Most bands are dominated by a single songwriter, or by a songwriting pair. Not so Queen. While singer Freddie Mercury and guitarist Brian May may have done much of the heavy lifting in the 1970s, the following decade saw bassist John Deacon and drummer Roger Taylor more than pay their way. So much so that when Mercury eventually suggested that the band spilt their songwriting royalties evenly, it was Taylor who had the most to lose.
"I was writing most of the hits by then," he said in 2021. "But I can’t complain."
Perhaps uniquely, Queen's four songwriters all wrote huge hits, from Mercury's Bohemian Rhapsody to Taylor's Radio Ga Ga via Deacon's You're My Best Friend and May's We Will Rock You. But it's Mercury's that loom largest in the public imagination, not least because Freddie was Freddie and Freddie is gone.
"Everybody gets so mixed up with all the other sides: the flash, the sexual ambiguity, the showmanship, the voice…," Roger Taylor told Classic Rock in 2011. "It doesn’t frustrate me, because I’m just pleased he’s remembered. But it’s when you delve deeper that you really get his musicality. Actually, at the bottom of it all was just a genius songwriter.

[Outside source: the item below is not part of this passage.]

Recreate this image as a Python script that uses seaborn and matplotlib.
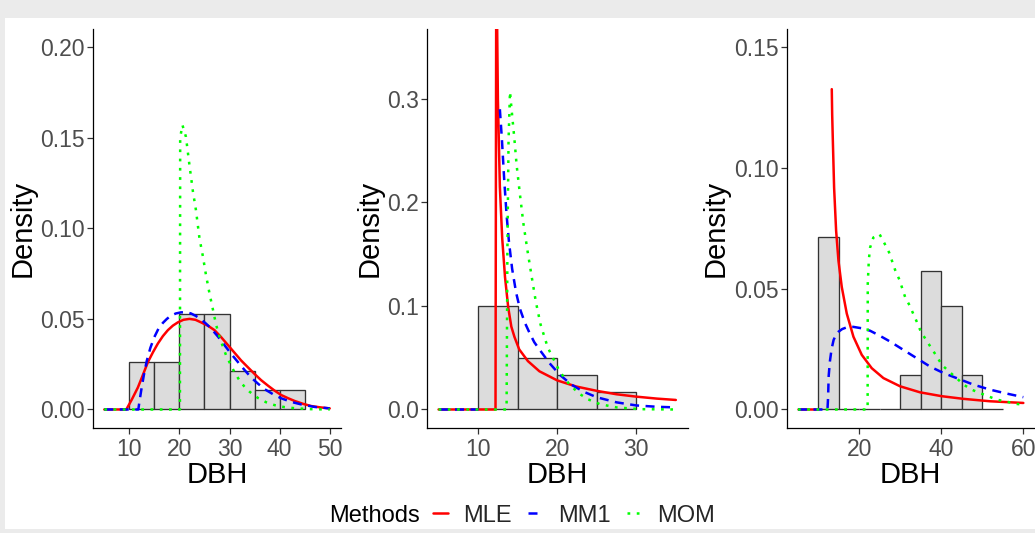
import numpy as np
import matplotlib
matplotlib.use("Agg")
import matplotlib.pyplot as plt
from matplotlib.patches import Rectangle
from matplotlib.lines import Line2D
from matplotlib.ticker import FormatStrFormatter
import seaborn as sns

nan = np.nan

# ---------------- data ----------------
methods = ["MLE", "MM1", "MOM"]

edges1 = [10, 15, 20, 25, 30, 35, 40, 45]
counts1 = [5, 5, 10, 10, 4, 2, 2]
edges2 = [10, 15, 20, 25, 30]
counts2 = [6, 3, 2, 1]
edges3 = [10, 15, 20, 25, 30, 35, 40, 45, 50, 55]
counts3 = [5, 0, 0, 0, 1, 4, 3, 1, 0]

mle1_x = [5, 9.4, 10.5, 11.7, 12.7, 13.7, 14.7, 15.7, 16.7, 17.7, 18.7, 19.7, 20.8, 22.0, 23.2, 24.3, 25.7, 27.0, 28.3, 29.7,
          31.0, 32.3, 33.7, 35.0, 36.3, 37.7, 39.0, 40.3, 41.7, 43.0, 44.7, 46.3, 48.0, 50.0]
mle1_y = [0, 0, 0.0055, 0.0121, 0.019, 0.0261, 0.0315, 0.0364, 0.0405, 0.0438, 0.0463, 0.0481, 0.0495, 0.0500, 0.0495, 0.0481,
          0.0462, 0.0438, 0.0400, 0.0355, 0.0313, 0.0271, 0.0232, 0.0196, 0.0162, 0.0131, 0.0104, 0.0080, 0.0062, 0.0047,
          0.0031, 0.0019, 0.0012, 0.0006]
mm1_1_x = [5, 11.8, 12.0, 12.4, 12.9, 13.5, 14.2, 15.0, 15.8, 16.7, 17.5, 18.3, 19.3, 20.3, 21.3, 22.3, 23.3, 24.3, 25.3, 26.3,
           27.7, 29.0, 30.3, 31.7, 33.0, 34.3, 35.7, 37.0, 38.7, 40.3, 42.3, 44.3, 47.0, 50.0]
mm1_1_y = [0, 0, 0.004, 0.011, 0.019, 0.027, 0.034, 0.040, 0.0445, 0.0478, 0.050, 0.0518, 0.053, 0.0536, 0.0537, 0.0530,
           0.0516, 0.0497, 0.0474, 0.0448, 0.0402, 0.0355, 0.0308, 0.0261, 0.0218, 0.0177, 0.0142, 0.0112, 0.0084, 0.0062,
           0.0042, 0.0028, 0.0014, 0.0006]
mom1_x = [5, 20.1, 20.15, 20.6, 21.3, 22.0, 22.7, 23.3, 24.0, 24.7, 25.3, 26.0, 26.7, 27.3, 28.0, 28.7, 29.3, 30.0, 31.0, 32.0,
          33.0, 34.0, 35.7, 37.3, 39.0, 41.0, 43.0, 46.0, 50.0]
mom1_y = [0, 0, 0.150, 0.157, 0.1505, 0.1349, 0.1202, 0.110, 0.0945, 0.0843, 0.0742, 0.0641, 0.055, 0.047, 0.040, 0.0345,
          0.030, 0.026, 0.0205, 0.016, 0.0125, 0.0098, 0.0063, 0.0040, 0.0024, 0.0013, 0.0007, 0.0002, 0.0]

mle2_x = [5, 12.2, 12.3, 12.5, 12.75, 13.05, 13.4, 13.8, 14.2, 14.6, 15.2, 16.3, 17.75, 20.0, 22.4, 25.0, 27.5, 30.0, 32.6, 35.0]
mle2_y = [0, 0, 0.45, 0.30, 0.215, 0.165, 0.128, 0.099, 0.080, 0.070, 0.058, 0.0467, 0.0369, 0.0281, 0.0222, 0.018, 0.0147,
          0.0124, 0.0105, 0.0092]
mm1_2_x = [5, 10, nan, 12.75, 13.0, 13.3, 13.6, 13.9, 14.3, 14.8, 15.3, 15.9, 16.5, 17.1, 17.75, 19.0, 20.3, 21.8, 23.3, 25.0,
           27.5, 30.0, 32.6, 35.0]
mm1_2_y = [0, 0, nan, 0.29, 0.262, 0.222, 0.188, 0.162, 0.136, 0.113, 0.097, 0.084, 0.074, 0.065, 0.058, 0.045, 0.0337, 0.024,
           0.0173, 0.0118, 0.0069, 0.0039, 0.0026, 0.002]
mom2_x = [5, 13.6, 13.7, 13.85, 14.03, 14.24, 14.58, 14.87, 15.3, 15.72, 16.23, 16.78, 17.3, 17.9, 18.8, 19.66, 20.3, 21.57,
          22.84, 23.9, 25.38, 27.5, 30.5, 35]
mom2_y = [0, 0, 0.15, 0.26, 0.307, 0.289, 0.262, 0.236, 0.207, 0.180, 0.154, 0.128, 0.104, 0.082, 0.060, 0.0467, 0.0369,
          0.0239, 0.015, 0.0098, 0.0052, 0.002, 0.0003, 0]

mle3_x = [5, 10, nan, 13.25, 13.35, 13.5, 13.82, 14.31, 14.88, 15.69, 16.91, 18.54, 20.57, 23.0, 25.85, 29.92, 34.8, 40.08,
          45.37, 51.87, 60]
mle3_y = [0, 0, nan, 0.1326, 0.122, 0.112, 0.0918, 0.074, 0.0616, 0.0507, 0.0397, 0.0301, 0.0226, 0.0171, 0.013, 0.0096,
          0.0071, 0.0055, 0.0044, 0.0034, 0.0027]
mm1_3_x = [5, 12.2, 12.35, 12.5, 12.8, 13.2, 13.7, 14.3, 14.9, 15.8, 16.9, 18.5, 20.6, 22.6, 25.0, 27.5, 30.7, 34.0, 37.2,
           40.5, 43.7, 47.8, 51.9, 55.9, 60]
mm1_3_y = [0, 0, 0.005, 0.014, 0.020, 0.025, 0.0288, 0.031, 0.0322, 0.0333, 0.034, 0.0342, 0.0336, 0.0326, 0.0305, 0.0281,
           0.0247, 0.0212, 0.0178, 0.0151, 0.013, 0.0103, 0.0082, 0.0066, 0.0051]
mom3_x = [5, 22.0, 22.03, 22.3, 22.6, 23.4, 24.9, 26.1, 27.24, 28.7, 29.76, 31.14, 32.2, 34.0, 35.0, 37.4, 38.9, 40.1, 42.0,
          43.7, 45.4, 47.4, 49.4, 53.5, 58.4, 60]
mom3_y = [0, 0, 0.052, 0.062, 0.067, 0.0712, 0.0726, 0.0688, 0.065, 0.0578, 0.0537, 0.0466, 0.0432, 0.0363, 0.0322, 0.0258,
          0.0219, 0.0185, 0.0155, 0.013, 0.0103, 0.0082, 0.0068, 0.0041, 0.0023, 0.002]

x_ranges = [(5, 50), (5, 35), (5, 60)]
y_ranges = [(0, 0.20), (0, 0.35), (0, 0.15)]
x_ticks = [[10, 20, 30, 40, 50], [10, 20, 30], [20, 40, 60]]
y_ticks = [[0, 0.05, 0.10, 0.15, 0.20], [0, 0.1, 0.2, 0.3], [0, 0.05, 0.10, 0.15]]
y_fmt = ["%.2f", "%.1f", "%.2f"]

# ---------------- style ----------------
sns.set_theme(style="ticks")
plt.rcParams["font.family"] = ["Liberation Sans", "DejaVu Sans"]

colors = {"MLE": "#FF0000", "MM1": "#0000FF", "MOM": "#00FF00"}
LW = 1.8
styles = {
    "MLE": dict(linestyle="-"),
    "MM1": dict(linestyle=(0, (3.6, 2.6))),
    "MOM": dict(linestyle=(0, (1.1, 2.6)), dash_capstyle="butt"),
}

W, H = 1035, 533
fig = plt.figure(figsize=(W / 100, H / 100), dpi=100)
fig.patch.set_facecolor("#EBEBEB")
fig.add_artist(Rectangle((5 / W, 1 - 528.5 / H), 1.0, (528.5 - 17.7) / H, transform=fig.transFigure,
                         facecolor="white", edgecolor="none", zorder=-5))

ax_bottom = 1 - 427.6 / H
ax_height = (427.6 - 29.0) / H
lefts = [93.0, 426.7, 786.7]
widths = [248.0, 261.0, 247.9]
ylab_x = [22.7, 369.4, 716.0]

panels = [
    (edges1, counts1, [(mle1_x, mle1_y), (mm1_1_x, mm1_1_y), (mom1_x, mom1_y)]),
    (edges2, counts2, [(mle2_x, mle2_y), (mm1_2_x, mm1_2_y), (mom2_x, mom2_y)]),
    (edges3, counts3, [(mle3_x, mle3_y), (mm1_3_x, mm1_3_y), (mom3_x, mom3_y)]),
]


def draw_curve(ax, xs, ys, method):
    xs = np.asarray(xs, float)
    ys = np.asarray(ys, float)
    breaks = np.where(np.isnan(xs))[0]
    starts = [0] + list(breaks + 1)
    ends = list(breaks) + [len(xs)]
    for s, e in zip(starts, ends):
        if e - s < 2:
            continue
        sns.lineplot(x=xs[s:e], y=ys[s:e], ax=ax, color=colors[method], linewidth=LW,
                     sort=False, estimator=None, legend=False, **styles[method])


for i, (edges, counts, curves) in enumerate(panels):
    ax = fig.add_axes([lefts[i] / W, ax_bottom, widths[i] / W, ax_height])
    centers = [(edges[k] + edges[k + 1]) / 2 for k in range(len(counts))]
    sns.histplot(x=centers, weights=counts, bins=edges, stat="density", ax=ax,
                 color="#DCDCDC", alpha=1, edgecolor="#333333", linewidth=0.95)
    for (xs, ys), m in zip(curves, methods):
        draw_curve(ax, xs, ys, m)

    x0, x1 = x_ranges[i]
    y0, y1 = y_ranges[i]
    dx = 0.05 * (x1 - x0)
    dy = 0.05 * (y1 - y0)
    ax.set_xlim(x0 - dx, x1 + dx)
    ax.set_ylim(y0 - dy, y1 + dy)
    ax.set_xticks(x_ticks[i])
    ax.set_yticks(y_ticks[i])
    ax.yaxis.set_major_formatter(FormatStrFormatter(y_fmt[i]))
    ax.set_facecolor("white")
    for side in ["top", "right"]:
        ax.spines[side].set_visible(False)
    for side in ["left", "bottom"]:
        ax.spines[side].set_color("black")
        ax.spines[side].set_linewidth(0.9)
    ax.tick_params(axis="both", length=4, width=0.9, color="#333333", labelcolor="#4D4D4D", labelsize=16.5)
    ax.tick_params(axis="x", pad=3.2)
    ax.tick_params(axis="y", pad=1.7)
    ax.grid(False)

    ax.set_xlabel("DBH", fontsize=21, color="black")
    ax.xaxis.label.set_va("top")
    ax.xaxis.set_label_coords(0.5, -(461.2 - 427.6) / 398.6)
    ax.set_ylabel("Density", fontsize=21, color="black")
    ax.yaxis.label.set_va("center")
    ax.yaxis.set_label_coords((ylab_x[i] - lefts[i]) / widths[i], 0.5)

# legend
leg_y = 1 - 515.5 / H
fig.text(329 / W, leg_y, "Methods", ha="left", va="center", fontsize=17, color="black")
handles = [Line2D([], [], color=colors[m], linewidth=LW, **styles[m]) for m in methods]
fig.legend(handles, methods, loc="center left", bbox_to_anchor=(433 / W, leg_y), ncol=3, frameon=False,
           fontsize=17, handlelength=0.64, handletextpad=0.64, columnspacing=0.68, borderpad=0,
           borderaxespad=0)

fig.savefig("out.png", dpi=100, facecolor=fig.get_facecolor())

"It’s just staggering. His words got better quickly. There were some very overt lyrics. Don’t Stop Me Now is a good example. He was having a good time, and that was very much a cri de coeur. Some lyrics we wrote together, like I’m Going Slightly Mad, which was funny. We had fun coming up with daft things, all those ridiculous phrases.
"I’d say it was Freddie’s actual musicality which was the cleverest thing of all, the notes, and his harmonic structure was quite brilliant. When he wrote The Fairy Feller’s Master-Stroke, on the second album, he was crossing sections of six-part harmonies, and I thought: 'Bloody hell, that is tricky stuff.' Then there’s The March Of The Black Queen, which is almost like prog-rock, and so outrageously complicated that I can’t even remember the arrangement myself.
"When you write songs that complex, you have to work hard at it, and it did involve a lot of head-scratching. But then he’d come up with a Killer Queen or, later on, lots of simple things like Crazy Little Thing. He had it on all sides. Freddie evolved. I always called him ‘the man who invented himself’. I think the talent was innate, but he dug deep inside himself and forced it out. His determination was quite something."
"There was huge songwriting competition in Queen, no doubt about it," remembered Brian May. "It was a major factor in pushing us onwards. We were very conscious that we had to reach inside ourselves to keep up. Occasionally Freddie would write fast, but a lot of the time he’d go home and scheme and scheme, and come back with stuff written all over a pad of his dad’s notepaper. He’d spend time developing ideas.
"But there are exceptions, where he’d get the song in one bite. And often they’re the ones that connect. Freddie mainly used the piano for songwriting, but there were times when he’d get inspiration when he wasn’t around his instrument. It could be any experience; a skate on the pond. One of the last songs he wrote, A Winter’s Tale, was written purely sat looking out on the mountains from the other side of Lake Geneva. He could obviously hear it all in his head, although he didn’t have any musical instruments with him.
"I remember him coming into the studio and saying: “I’ve got this idea… just give me a few minutes.” Then he brought it to life. That’s a beautiful track, actually. Another favourite is The Miracle, which has an incredible lightness to it. I’d say my favourite Freddie song to play is We Are The Champions – still. And I don’t know how many times I’ve played it, but it always pulls something out of you. It’s one of those songs where even if the winds are blowing in the wrong direction it still sounds good."